SAGA Architecture: A complete linear attention framework that achieves a superior balance between efficiency and expressivity, validated across multiple vision tasks.

4. Experimental Results

The authors evaluated SAGA on ImageNet-1K (classification), COCO (detection), ADE20K (segmentation), and low-light enhancement datasets.

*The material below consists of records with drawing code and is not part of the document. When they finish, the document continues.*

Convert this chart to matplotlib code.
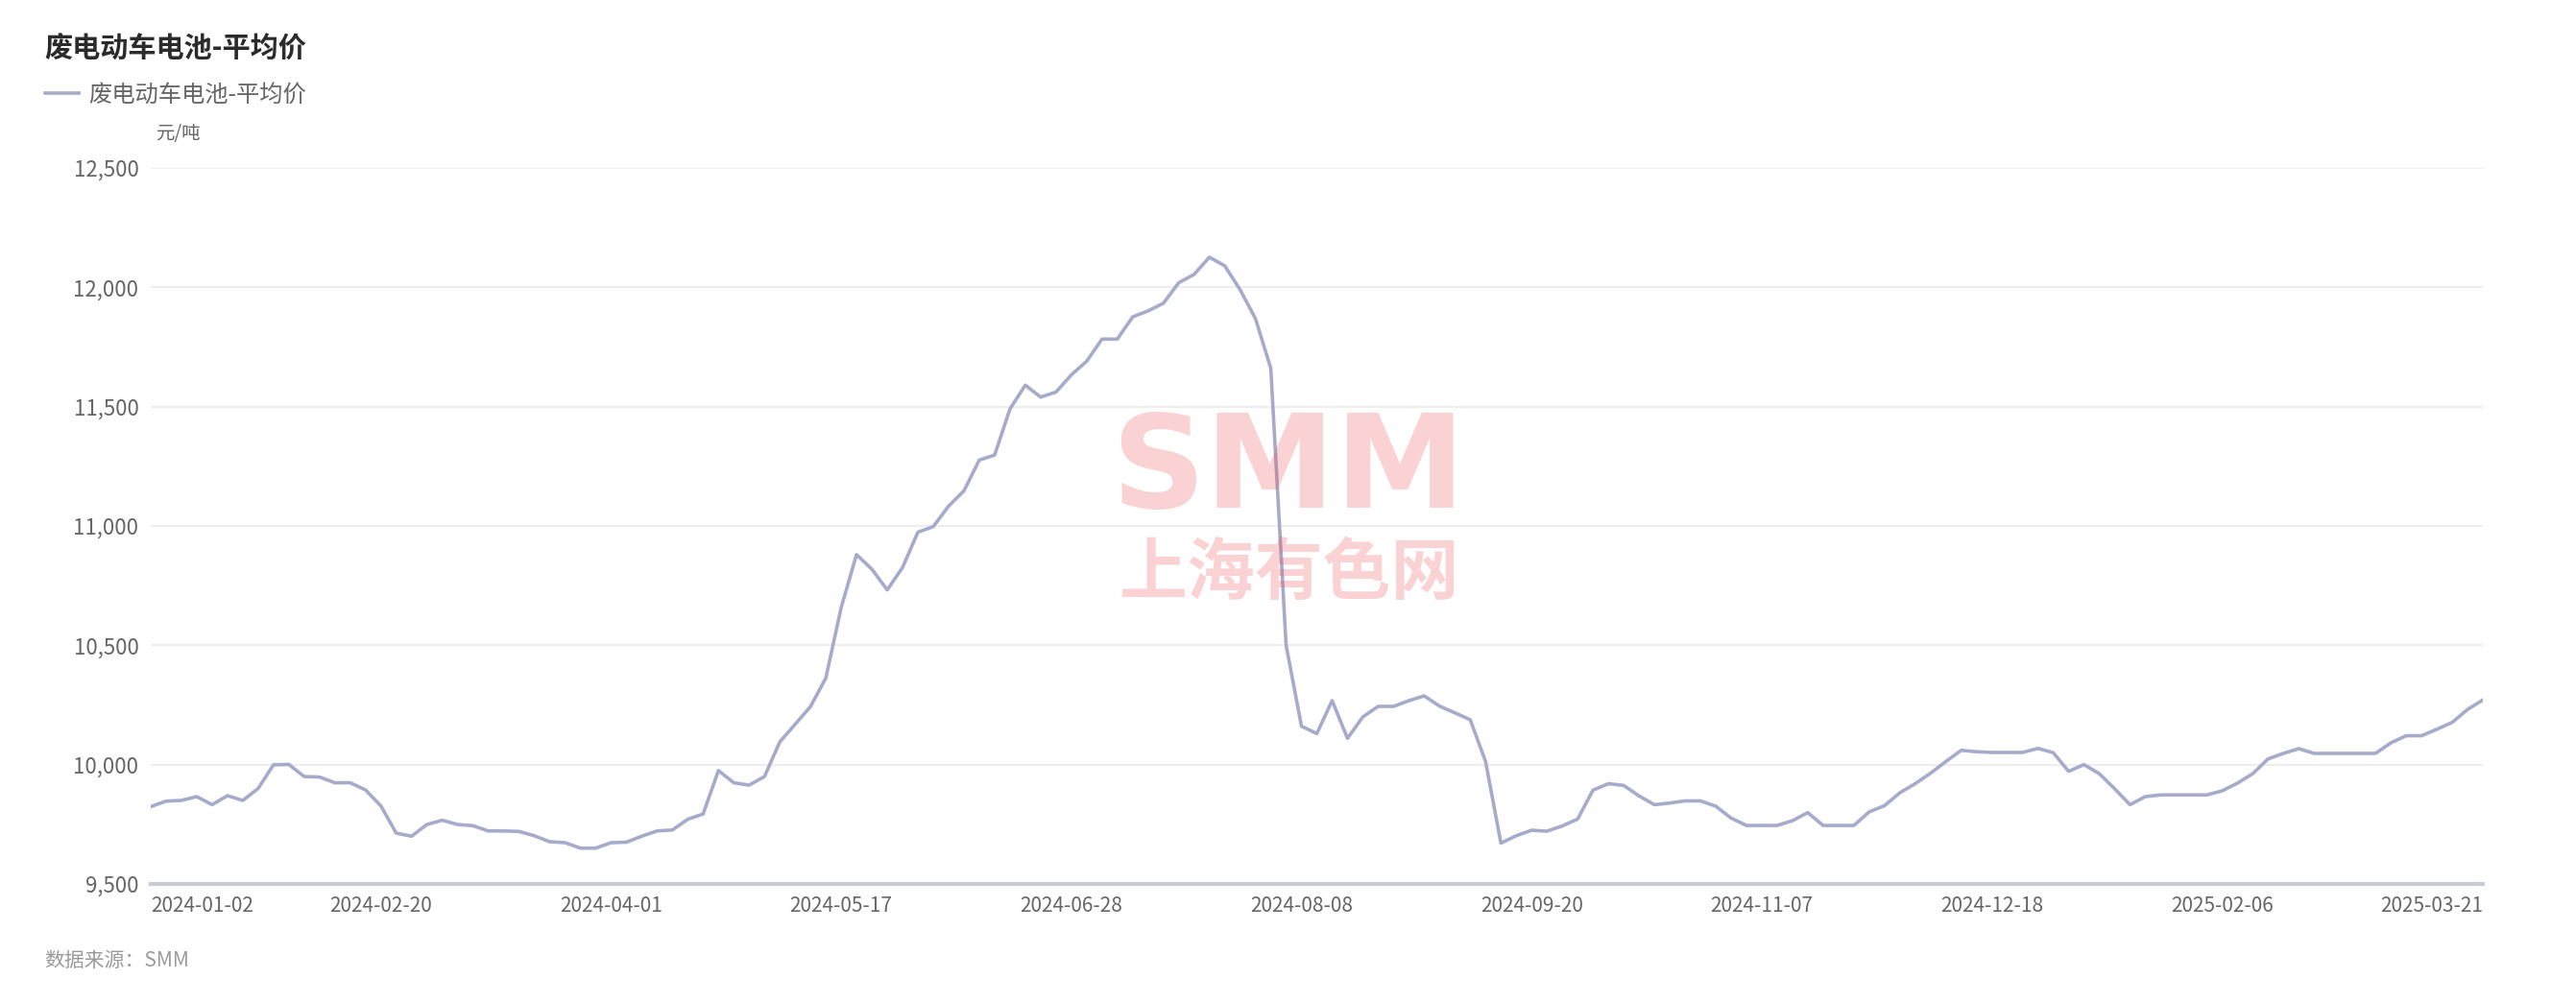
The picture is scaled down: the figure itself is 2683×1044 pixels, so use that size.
import matplotlib
matplotlib.use("Agg")
import matplotlib.pyplot as plt
from matplotlib.ticker import StrMethodFormatter

plt.rcParams["font.family"] = ["Noto Sans CJK SC", "DejaVu Sans"]
plt.rcParams["axes.unicode_minus"] = False

TITLE = "废电动车电池-平均价"
SERIES = "废电动车电池-平均价"
UNIT = "元/吨"
SOURCE = "数据来源：SMM"

# 约每两个交易日取一个点, 读自原图 (元/吨)
price = [
    9824, 9847, 9850, 9866, 9832, 9870, 9850, 9900, 9999, 10001,
    9950, 9948, 9924, 9924, 9894, 9827, 9713, 9700, 9749, 9767,
    9749, 9744, 9722, 9722, 9720, 9702, 9677, 9673, 9650, 9650,
    9673, 9675, 9700, 9722, 9726, 9771, 9793, 9975, 9924, 9914,
    9950, 10095, 10169, 10243, 10363, 10658, 10880, 10819, 10732, 10826,
    10974, 10997, 11083, 11147, 11276, 11297, 11490, 11590, 11540, 11561,
    11633, 11690, 11783, 11783, 11876, 11901, 11933, 12019, 12054, 12126,
    12090, 11990, 11869, 11661, 10500, 10161, 10130, 10268, 10110, 10200,
    10244, 10244, 10268, 10288, 10245, 10217, 10188, 10013, 9671, 9702,
    9725, 9721, 9743, 9772, 9893, 9920, 9913, 9869, 9832, 9839,
    9848, 9848, 9826, 9776, 9745, 9745, 9745, 9765, 9799, 9745,
    9745, 9745, 9802, 9828, 9882, 9920, 9964, 10013, 10060, 10054,
    10051, 10051, 10051, 10068, 10050, 9972, 10000, 9962, 9899, 9832,
    9866, 9873, 9873, 9873, 9873, 9890, 9922, 9962, 10024, 10047,
    10067, 10047, 10047, 10047, 10047, 10047, 10091, 10121, 10121, 10148,
    10177, 10231, 10271,
]

tick_idx = [0, 15, 30, 45, 60, 75, 90, 105, 120, 135, 152]
tick_labels = ["2024-01-02", "2024-02-20", "2024-04-01", "2024-05-17", "2024-06-28",
               "2024-08-08", "2024-09-20", "2024-11-07", "2024-12-18", "2025-02-06",
               "2025-03-21"]
y_ticks = [9500, 10000, 10500, 11000, 11500, 12000, 12500]

LINE_COLOR = "#a6abcb"
W, H = 2683, 1044

fig = plt.figure(figsize=(W / 100, H / 100), dpi=100)
ax = fig.add_axes([157 / W, 1 - 921 / H, (2586 - 157) / W, (921 - 175) / H])

x = list(range(len(price)))
line, = ax.plot(x, price, color=LINE_COLOR, lw=2.6, label=SERIES, zorder=3)

ax.set_xlim(0, len(price) - 1)
ax.set_ylim(9500, 12500)
ax.set_yticks(y_ticks)
ax.yaxis.set_major_formatter(StrMethodFormatter("{x:,.0f}"))
ax.set_xticks(tick_idx)
ax.set_xticklabels(tick_labels)
xl = ax.get_xticklabels()
xl[0].set_ha("left")
xl[-1].set_ha("right")

ax.grid(axis="y", color="#eeeeee", lw=1.6, zorder=0)
for s in ["top", "right", "left"]:
    ax.spines[s].set_visible(False)
ax.spines["bottom"].set_color("#c9cbd3")
ax.spines["bottom"].set_linewidth(3)
ax.tick_params(length=0, labelcolor="#666666")
ax.tick_params(axis="y", pad=9, labelsize=16)
ax.tick_params(axis="x", pad=9, labelsize=15)

# 水印 (两段文字上下分开, 避免重叠)
fig.text(1342 / W, 1 - 529 / H, "SMM", fontsize=98, fontweight="bold",
         family=["DejaVu Sans"], color=(0.95, 0.3, 0.33), alpha=0.25,
         ha="center", va="baseline", zorder=5)
fig.text(1343 / W, 1 - 598 / H, "上海有色网", fontsize=51, fontweight="bold",
         color=(0.95, 0.3, 0.33), alpha=0.25, ha="center", va="center", zorder=5)

fig.text(46 / W, 1 - 51 / H, TITLE, fontsize=21, fontweight="bold",
         color="#2b2b2b", ha="left", va="center")
fig.legend(handles=[line], loc="center left", bbox_to_anchor=(47 / W, 1 - 99 / H),
           frameon=False, fontsize=17.5, handlelength=1.45, handletextpad=0.42,
           borderpad=0, borderaxespad=0, labelcolor="#666666")
fig.text(185 / W, 1 - 140 / H, UNIT, fontsize=14, color="#666666",
         ha="center", va="center")
fig.text(46 / W, 1 - 1001 / H, SOURCE, fontsize=15, color="#9a9a9a",
         style="italic", ha="left", va="center")

fig.savefig("out.png", dpi=100)
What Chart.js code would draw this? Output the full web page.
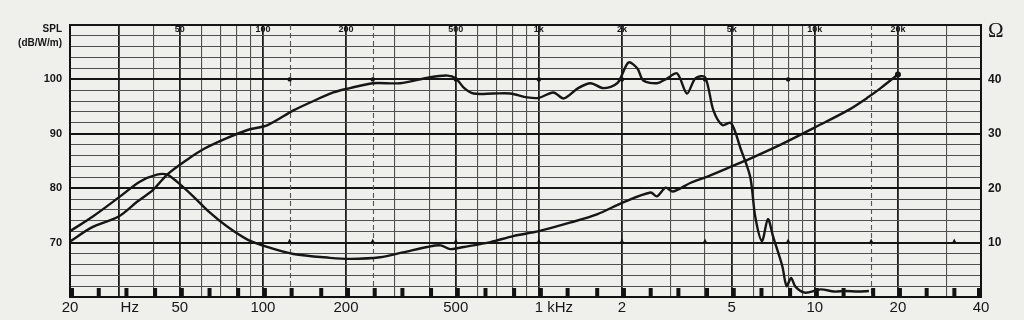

Image Classification (ImageNet-1K):
- SAGA-S achieves 84.4% Top-1 accuracy, outperforming MLLA (84.4% vs. 83.5% for similar scales) and other linear attention variants.
- SAGA-B reaches 85.3%, surpassing Swin-B (83.3%) and MambaOut-S (84.1%) with fewer parameters and FLOPs.
Object Detection (COCO):
- Using Mask R-CNN, SAGA-S achieves 51.0% AP (bounding box), outperforming all baseline linear attention models (e.g., MLLA-T: 48.8%, NaLaFormer-S: 49.7%).
Semantic Segmentation (ADE20K):
- SAGA-S achieves 51.3% mIoU with UperNet, setting a new state-of-the-art among linear attention backbones.
Low-Light Image Enhancement (LLIE):
- Compared to LLFormer, SAGA reduces runtime by 80.9% and GPU memory by 81.2% at 1568×1568 resolution, with negligible degradation in PSNR/SSIM quality.
Ablation Studies:
- Rank Analysis: Visualizations confirm that adding KVGate pushes the KV feature map rank significantly closer to the full-rank upper bound across network depths.
- Gate Efficiency: The Hadamard decomposition achieves nearly identical runtime/memory to ungated linear attention, whereas explicit gating adds significant overhead.

5. Significance

SAGA addresses the fundamental trade-off in linear attention between computational efficiency and representational power. By theoretically proving that adaptive gating can recover the high-order expressivity of softmax attention while maintaining linear complexity, SAGA provides a scalable solution for high-resolution vision tasks. It enables Transformer-based models to handle long-range dependencies in high-resolution images without the prohibitive memory costs of softmax or the performance limitations of existing low-rank linear approximations. This makes it a promising architecture for resource-constrained environments and large-scale vision applications.